MENA insurance premiums reach $50b

Abdul_Rahman_Mohammed_Al_Baker_Executive_Director_-_Financial_Institutions_Supervision_Central_Bank_of_Bahrain

MANANA: With compound, annual growth rate of 11 percent over the past 10 years (2006-15), the Middle East and North Africa (MENA) region insurance premiums reached US$50 billion as of the end of 2015 compared to US$20.4 billion in 2006, according to a senior Central Bank of Bahrain official.

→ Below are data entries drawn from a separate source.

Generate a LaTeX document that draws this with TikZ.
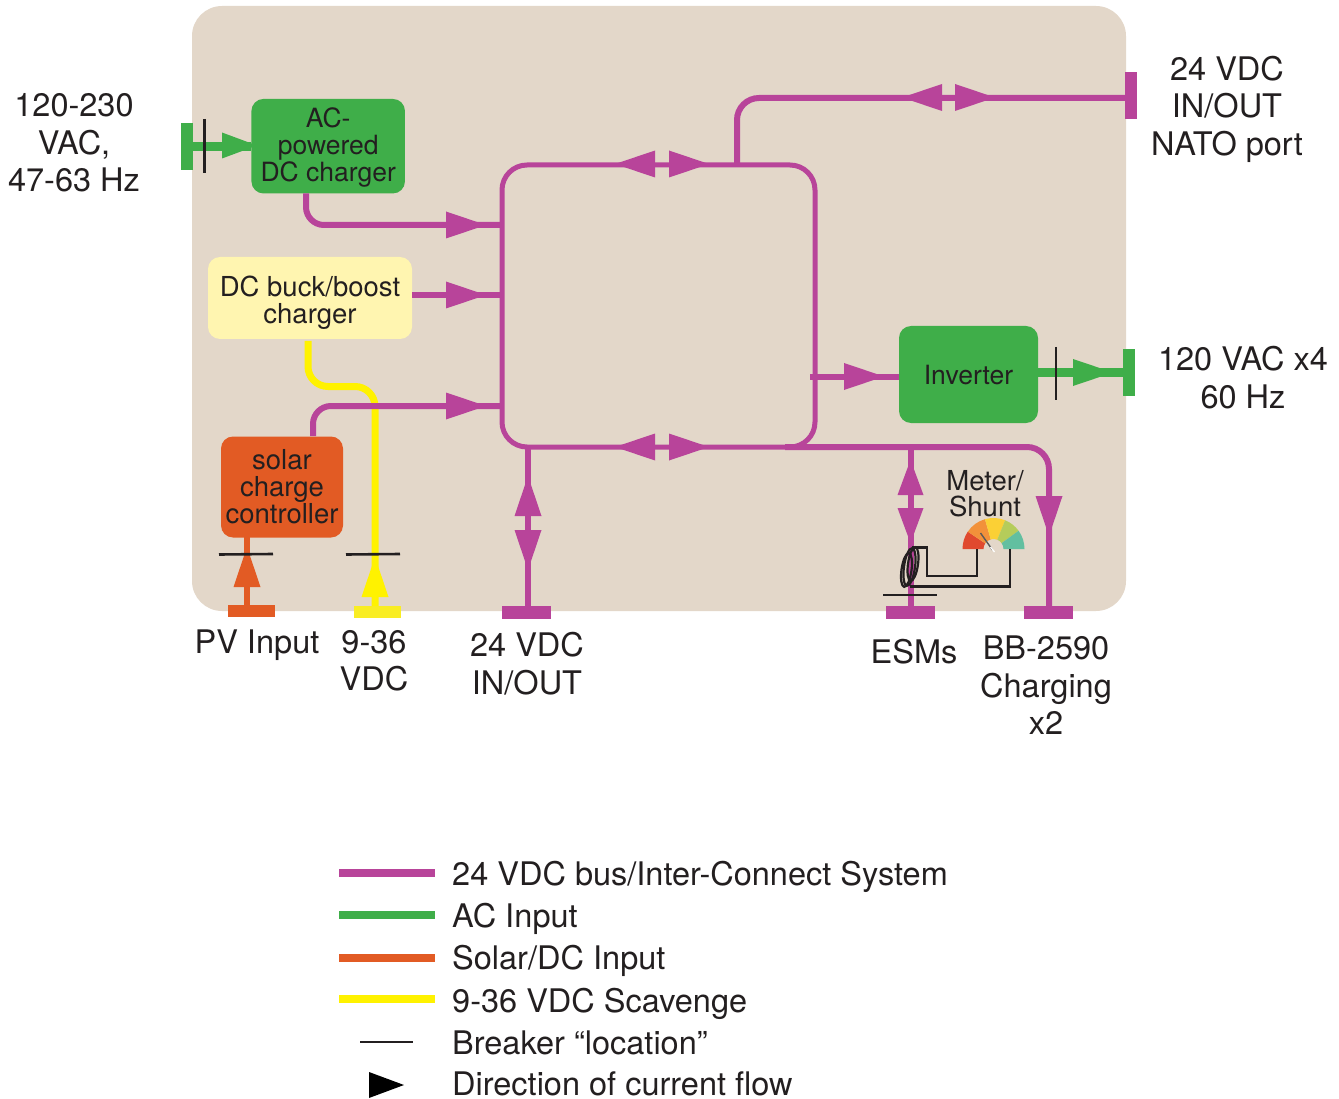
\documentclass[tikz,border=0pt]{standalone}
\usepackage{fontspec}
\setmainfont{TeX Gyre Heros}
\definecolor{panelc}{HTML}{E3D7C9}
\definecolor{busc}{HTML}{B8449A}
\definecolor{acc}{HTML}{3FAE49}
\definecolor{solc}{HTML}{E25B24}
\definecolor{yelc}{HTML}{FFF200}
\definecolor{yelbar}{HTML}{F9ED23}
\definecolor{buckc}{HTML}{FFF5B0}
\definecolor{inkc}{HTML}{231F20}
\definecolor{g1}{HTML}{E0492E}
\definecolor{g2}{HTML}{F2913A}
\definecolor{g3}{HTML}{FBD035}
\definecolor{g4}{HTML}{B5CC5A}
\definecolor{g5}{HTML}{62BFA0}
\tikzset{
  boxn/.style={rounded corners=12pt,inner sep=0pt,outer sep=0pt,align=center,text=inkc,font=\fontsize{26.5}{27}\selectfont},
  bar/.style={inner sep=0pt,outer sep=0pt,minimum width=#1},
  lab/.style={align=center,text=inkc,inner sep=0pt,font=\fontsize{32.5}{37.5}\selectfont},
  smalllab/.style={align=center,text=inkc,inner sep=0pt,font=\fontsize{27.5}{26}\selectfont},
  wbus/.style={draw=busc,line width=6pt},
  wac/.style={draw=acc,line width=9.5pt},
  wsol/.style={draw=solc,line width=6pt},
  wyel/.style={draw=yelc,line width=7pt},
  breaker/.style={draw=inkc,line width=2.6pt},
  coilw/.style={draw=inkc,line width=2.2pt},
  wirew/.style={draw=inkc,line width=2.8pt},
  flowhead/.pic={\fill (0,-13.5)--(40,0)--(0,13.5)--cycle;},
  shorthead/.pic={\fill (0,-13)--(35,0)--(0,13)--cycle;},
  legline/.style={line width=8pt},
  legt/.style={anchor=base west,text=inkc,inner sep=0pt,font=\fontsize{32.5}{36}\selectfont},
}
\newcommand{\gseg}[3]{\fill[#1] (#2:31) arc[start angle=#2,end angle=#3,radius=31] -- (#3:10) arc[start angle=#3,end angle=#2,radius=10] -- cycle;}
\begin{document}
\begin{tikzpicture}[x=1pt,y=-1pt]
\useasboundingbox (0,0) rectangle (1339,1099);
\fill[panelc,rounded corners=30pt] (192,6) rectangle (1126,611);

% nodes
\node[boxn,fill=acc,minimum width=153.5pt,minimum height=94.5pt] (ac) at (328.2,146.2) {\rule{0pt}{22.5pt}AC-\\powered\\DC charger};
\node[boxn,fill=buckc,minimum width=204pt,minimum height=82pt,font=\fontsize{27.5}{27}\selectfont] (buck) at (310,298) {\rule{0pt}{30pt}DC buck/boost\\charger};
\node[boxn,fill=solc,minimum width=122pt,minimum height=101pt,font=\fontsize{27.5}{27}\selectfont] (solar) at (282,487) {solar\\charge\\controller};
\node[boxn,fill=acc,minimum width=139pt,minimum height=97pt] (inv) at (968.5,374.5) {\rule{0pt}{21pt}Inverter};
\node[draw=busc,line width=5pt,rounded corners=25pt,inner sep=0pt,outer sep=0pt,minimum width=313pt,minimum height=282pt] (bus) at (658.5,306) {};

% terminal bars
\node[bar=12pt,fill=acc,minimum height=47pt] (tacin) at (187,146.5) {};
\node[bar=12pt,fill=busc,minimum height=47pt] (tnato) at (1131,95.5) {};
\node[bar=12pt,fill=acc,minimum height=47pt] (tacout) at (1129,372.5) {};
\node[bar=47pt,fill=solc,minimum height=12pt] (tpv) at (251.5,611) {};
\node[bar=47pt,fill=yelbar,minimum height=12pt] (tdc) at (377.5,612) {};
\node[bar=49pt,fill=busc,minimum height=13pt] (t24) at (526.5,612.5) {};
\node[bar=49pt,fill=busc,minimum height=13pt] (tesm) at (910.5,612.5) {};
\node[bar=49pt,fill=busc,minimum height=13pt] (tbb) at (1048.5,612.5) {};

% helper coordinates
\coordinate (acdrop) at (306,193.5);
\coordinate (acin) at (502,225);
\coordinate (buckin) at (502,295);
\coordinate (yelstart) at (308,341);
\coordinate (yelend) at (375,606);
\coordinate (yelmid) at (375,386.5);
\coordinate (solin) at (502,406);
\coordinate (solup) at (313,436);
\coordinate (pvx) at (247,606);
\coordinate (invstub) at (810,376.5);
\coordinate (up) at (737,164);
\coordinate (natoy) at (1125,98);
\coordinate (b24) at (528,447);
\coordinate (besm) at (910.5,447);
\coordinate (bbbstart) at (785,447);

% wires
\draw[wyel,rounded corners=20pt] (yelstart) |- (yelmid) -- (yelend);
\draw[wbus,rounded corners=18pt] (acdrop) |- (acin);
\draw[wbus] (buck.east |- buckin) -- (buckin);
\draw[wbus,rounded corners=18pt] (solup) |- (solin);
\draw[wbus] (invstub) -- (inv.west |- invstub);
\draw[wbus,rounded corners=22pt] (up) |- (natoy);
\draw[wbus] (b24) -- (528,606);
\draw[wbus] (besm) -- (910.5,606);
\draw[wbus,rounded corners=22pt] (bbbstart) -| (1049,606);
\draw[wac] (tacin.east) -- (ac.west |- tacin.east);
\draw[wac] (inv.east |- tacout.west) -- (tacout.west);
\draw[wsol] (247,537) -- (pvx);

% flow arrowheads
\pic[fill=acc] at (222,145.5) {shorthead};
\pic[fill=busc] at (446,225) {flowhead};
\pic[fill=busc] at (446,295) {flowhead};
\pic[fill=busc] at (446,406) {flowhead};
\pic[fill=busc] at (844,376.5) {flowhead};
\pic[fill=acc] at (1073,372.5) {flowhead};
\pic[fill=busc,rotate=180] at (655,164) {flowhead};
\pic[fill=busc] at (669,164) {flowhead};
\pic[fill=busc,rotate=180] at (942,97.5) {flowhead};
\pic[fill=busc] at (955,97.5) {flowhead};
\pic[fill=busc,rotate=180] at (655,447) {flowhead};
\pic[fill=busc] at (669,447) {flowhead};
\pic[fill=busc,rotate=90] at (528,516) {flowhead};
\pic[fill=busc,rotate=270] at (528,530) {flowhead};
\pic[fill=busc,rotate=90] at (910.5,495) {shorthead};
\pic[fill=busc,rotate=270] at (910.5,508) {shorthead};
\pic[fill=busc,rotate=270] at (1049,496) {flowhead};
\pic[fill=solc,rotate=90] at (247,587) {flowhead};
\pic[fill=yelc,rotate=90] at (375,597) {flowhead};

% breakers
\draw[breaker] (204.5,119) -- (204.5,173);
\draw[breaker] (1056,347) -- (1056,400);
\draw[breaker] (219,554.5) -- (273,554);
\draw[breaker] (346,554.5) -- (400,554);
\draw[breaker] (883,595) -- (937,595);

% gauge
\begin{scope}[shift={(993.5,549)},yscale=-1]
\gseg{g1}{180}{146}
\gseg{g2}{146}{106}
\gseg{g3}{106}{68}
\gseg{g4}{68}{36}
\gseg{g5}{36}{0}
\draw[gray!70!black,line width=1.4pt] (-13,16) -- (-1,-1);
\draw[white,line width=1.3pt] (-3,2) -- (1,-3);
\end{scope}

% shunt coil and wiring
\draw[wirew] (912,547.5) -- (927,547.5) -- (927,576) -- (977,576) -- (977,549);
\draw[wirew] (910,586.5) -- (1010,586.5) -- (1010,549);
\draw[coilw,rotate around={-8:(906.5,570)}] (906.5,570) ellipse[x radius=5,y radius=17];
\draw[coilw,rotate around={-8:(909.5,567)}] (909.5,567) ellipse[x radius=5.5,y radius=19];
\draw[coilw,rotate around={-8:(913,564)}] (913,564) ellipse[x radius=5,y radius=17];

% labels
\node[smalllab] (meter) at (985,494) {Meter/\\Shunt};
\node[lab] (lacin) at (74,143) {120-230\\VAC,\\47-63 Hz};
\node[lab] (lnato) at (1227,109) {24 VDC\\IN/OUT\\NATO port};
\node[lab] (lacout) at (1243,377.5) {120 VAC x4\\60 Hz};
\node[lab,anchor=base] (lpv) at (257,653) {PV Input};
\node[lab] (ldc) at (374,661) {9-36\\VDC};
\node[lab] (l24) at (527,663.5) {24 VDC\\IN/OUT};
\node[lab] (lesm) at (914,652) {ESMs};
\node[lab] (lbb) at (1046,685.5) {BB-2590\\Charging\\x2};

% legend
\draw[legline,draw=busc] (339,873) coordinate (la) -- (435,873) coordinate (lb);
\draw[legline,draw=acc] (339,915) coordinate (lc) -- (435,915) coordinate (ld);
\draw[legline,draw=solc] (339,958) coordinate (le) -- (435,958) coordinate (lf);
\draw[legline,draw=yelc] (339,999) coordinate (lg) -- (435,999) coordinate (lh);
\draw[draw=inkc,line width=2pt] (360,1042) coordinate (li) -- (413,1042) coordinate (lj);
\pic[fill=black] at (369,1085) {shorthead};
\node[legt] (t1) at (452,885) {24 VDC bus/Inter-Connect System};
\node[legt] (t2) at (452,927) {AC Input};
\node[legt] (t3) at (452,969) {Solar/DC Input};
\node[legt] (t4) at (452,1012) {9-36 VDC Scavenge};
\node[legt] (t5) at (452,1054) {Breaker “location”};
\node[legt] (t6) at (452,1095.5) {Direction of current flow};
\end{tikzpicture}
\end{document}
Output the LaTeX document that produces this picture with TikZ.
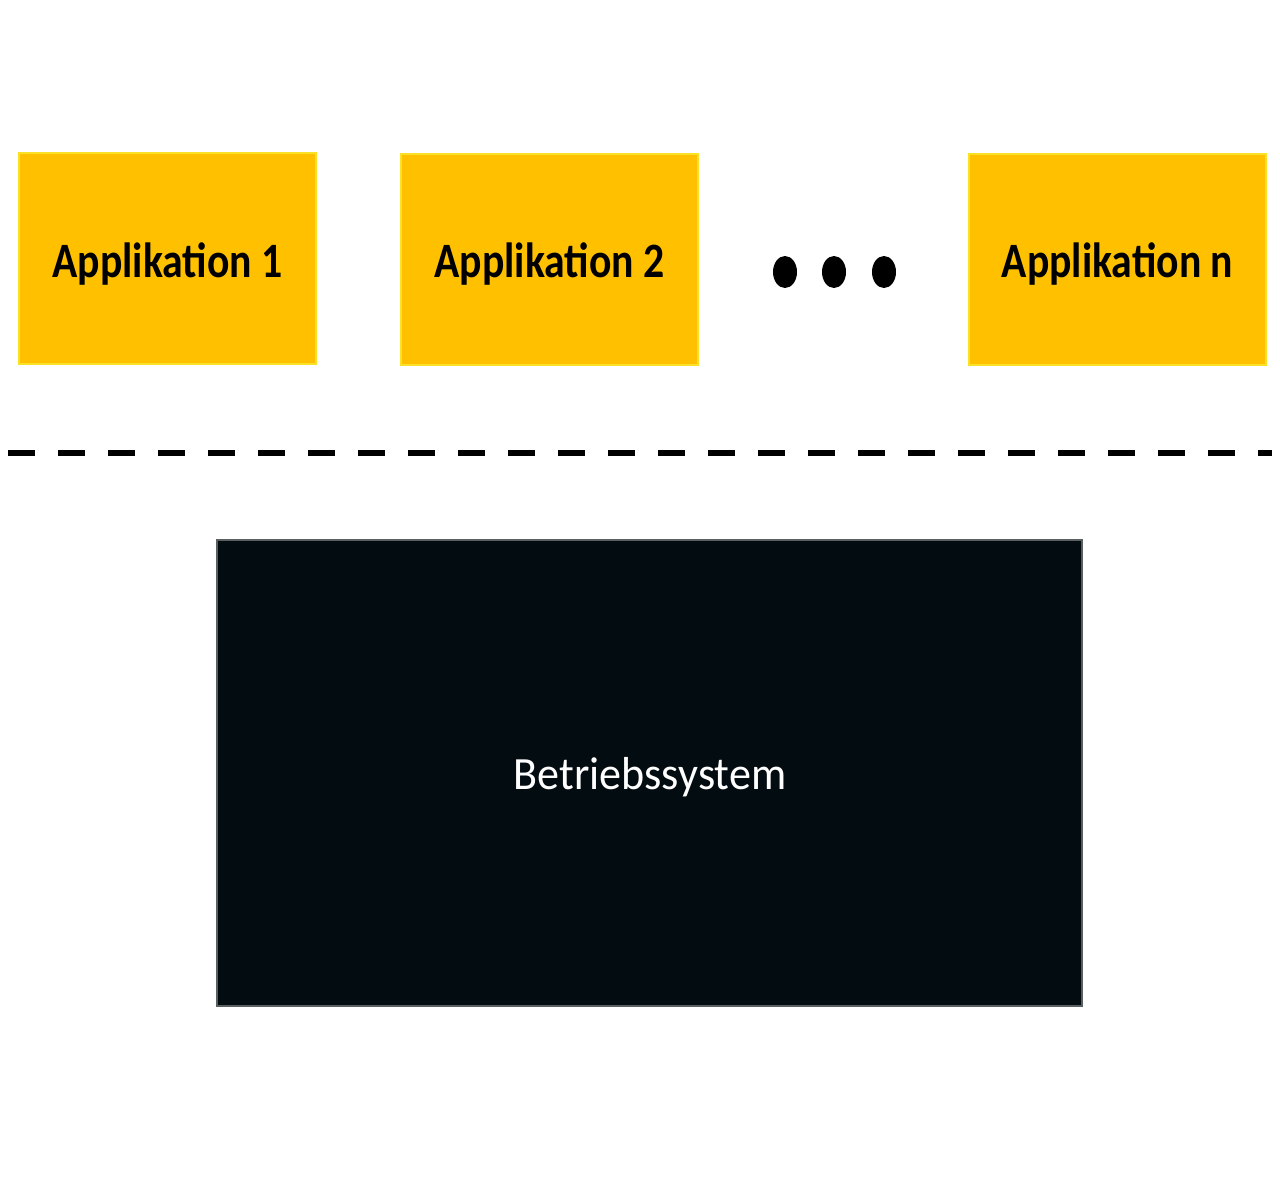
\documentclass[tikz,border=0pt]{standalone}
\usepackage{fontspec}
\setmainfont{Carlito}
\usetikzlibrary{shapes.geometric}
\definecolor{appgold}{RGB}{255,192,0}
\definecolor{appedge}{RGB}{250,225,40}
\definecolor{osblack}{RGB}{3,12,16}
\definecolor{osedge}{RGB}{90,95,95}
\tikzset{
  appbox/.style={rectangle, fill=appgold, draw=appedge, line width=2pt, minimum width=297pt, minimum height=210pt, inner sep=0pt},
  apptext/.style={inner sep=0pt, font=\fontsize{43}{43}\selectfont\bfseries, text=black, xscale=0.97, yscale=1.15, transform shape},
  osbox/.style={rectangle, fill=osblack, draw=osedge, line width=1.5pt, minimum width=865pt, minimum height=466pt, inner sep=0pt},
  ostext/.style={inner sep=0pt, font=\fontsize{42}{42}\selectfont, text=white, xscale=1.05, yscale=1.1, transform shape},
  dotmark/.style={ellipse, fill=black, minimum width=24pt, minimum height=32pt, inner sep=0pt},
  sepline/.style={line width=6pt, dash pattern=on 27pt off 23pt}
}
\begin{document}
\begin{tikzpicture}[x=1pt,y=-1pt]
\useasboundingbox (0,0) rectangle (1280,1190);
\node[appbox] (a1) at (167.5,258.5) {};
\node[appbox] (a2) at (549.5,259.5) {};
\node[appbox] (an) at (1117.5,259.5) {};
\node[apptext] (a1t) at (167.5,264) {Applikation 1};
\node[apptext] (a2t) at (549.5,264) {Applikation 2};
\node[apptext] (ant) at (1117.5,264) {Applikation n};
\node[dotmark] (d1) at (785,272) {};
\node[dotmark] (d2) at (834,272) {};
\node[dotmark] (d3) at (884,272) {};
\coordinate (sl) at (8,453);
\coordinate (sr) at (1272,453);
\draw[sepline] (sl) -- (sr);
\node[osbox] (os) at (649.5,773) {};
\node[ostext] (ost) at (650,777) {Betriebssystem};
\end{tikzpicture}
\end{document}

Abdul Rahman Al-Baker, Executive Director of Financial Institutions Supervision, Central Bank of Bahrain (CBB), in his opening remarks at two-day the 13th Middle East Insurance Forum (MEIF 2017) being held the Gulf Hotel said the positive outlook of the region and the low insurance penetration, which is considered to be the key opportunity for future growth, will continue to attract insurers, both domestic and foreign, to invest in the Mena insurance markets, but this is likely to increase the competition and put even further pressure on the profitability in the sector.

However, he said, the insurance companies in the region are generally strongly capitalized and possible future pressure on profitability is unlikely to reduce the credit strength of the sector in the medium term.

The Conference theme “The Current Challenges and their Implications on the Regional Insurance Industry” he said is important and timely as the insurance industry in the Mena region is undergoing transformation and there is a tremendous potential for the regional insurance market to grow and thrive.

“Such growth in insurance industry is due to several key demographic factors like the economic growth, population expansion, as well as increasing the life expectancy which have impact on demand of insurance products in the region. In addition, Government investment in infrastructure projects have also provided new underwriting opportunities for further growth of the industry. For example, in the GCC countries, the healthcare spending has not shown any signs of pullback in spending as it has been one of primary sectors in the long-term vision of the GCC governments. One of the major force behind the industry’s growth in recent years has been the implementation of compulsory health insurance schemes in various jurisdictions, especially the GCC countries, as well as the outstanding demand for Takaful products which create strong growth avenues for insurance companies in the region,” he said.

Generally, he said, the global economic situation is mostly favorable for insurance growth. The US real GDP is growing slightly faster than 2%, the Euro area by about 1.5% while China grew by 6.5%. Furthermore, the US monetary policy will remain highly accommodative in the next two years, even as the US Federal Reserve gradually raises interest rates. Given positive global economic conditions, the insurance premium volumes globally, which amounting to US$4.6 trillion, will continue to expand over the next couple of years, bolstered by strong growth in emerging markets, including Middle East and North Africa markets. Basically, the global primary non-life premium will continue to grow at 2.2% in 2017 compared to 2.4% in 2016. Emerging markets in Asia, Latin America and Central and Eastern Europe will contribute with growth rates of approximately 6-7% in 2017 compared to 5.3% in 2016. On the other hand, the real primary life insurer premiums, on global level, will outpace growth on the non-life side, with savings products in emerging Asia leading the way. Global life premiums are forecast to grow by 5.4%,4.8%, and 4.2% in 2016, 2017 and 2018, respectively.

The Middle East economies progress in a number of sectors such as petrochemicals, infrastructures and telecommunications. The insurance industry in the region has also experienced steady growth on the back of this economic development, improved regulatory environment, and increased public awareness.

Given the positive trend for global insurance market, the insurance market in the MENA region will continue to see growth in premiums of around 5% for non-life lines and a growth that exceed 5% on the life side. Currently, the non-life insurance premiums represents almost 85% of the US$ 50 billion premiums of the insurance market in the Mena region and the life business continue to play a relatively minor role at 15% share of the market. Motor insurance is still the largest segment in the major markets such as the GCC, Morocco and Egypt. However, over the past few years, personal accident and health insurance have been the fastest growing segments. The main drivers behind this spectacular growth are legislation, in particular compulsory insurance requirements and population growth.

“For life insurers in the MENA region, premium growth reached 4.2% in 2016. However, there are still signs of optimism for life insurers in the region. Increasing awareness should continue to further enhance the demand for life insurance products, while the ongoing rise in incomes will lead to more demand for wealth protection and accumulation products.